Nicht zuletzt sollte erwähnt werden, dass eine weitere Konzentration des Handels nicht weiter unterstützt werden kann. Entscheidungen, wie die von Wirtschaftsminister Sigmar Gabriel gegen das Kartellamt und für die Zusammenlegung von EDEKA und Kaiser‘s Tengelmann, sind daher strikt abzulehnen. 

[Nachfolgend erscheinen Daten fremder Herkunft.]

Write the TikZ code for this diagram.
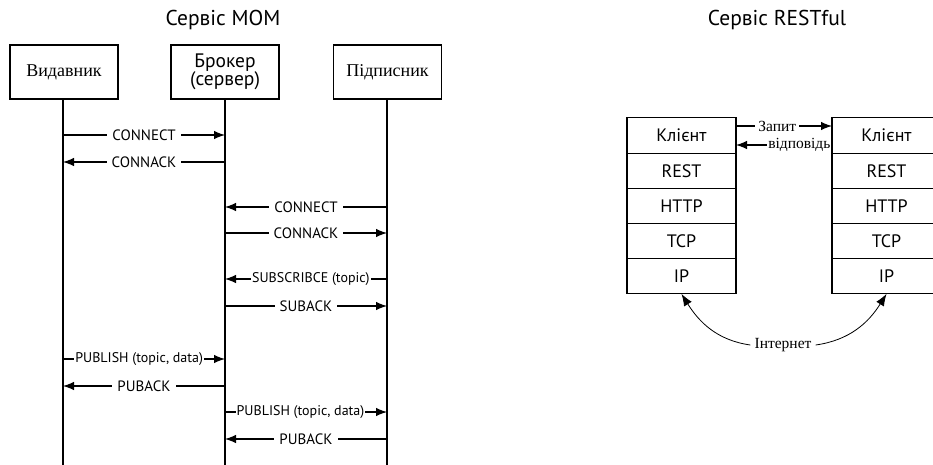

Sicherlich gibt es noch viele weitere Möglichkeiten, die Landwirtschaft markt- und zukunftsorientiert aufzustellen. Sicherlich führen nur die einzelnen Prozesse in der Summe zu einer zukunftsorientierten Aufstellung. Und sicherlich wird die Krise morgen noch nicht gelöst sein. Doch so tiefgreifend diese Krise im Moment ist –  jetzt muss die Chance von Politik, Landwirten, Molkereien und Einzelhandel gemeinsam genutzt werden, um die Branche wettbewerbsorientiert aufzustellen, damit unsere heimische Landwirtschaft in Deutschland auch noch in Zukunft gesichert ist.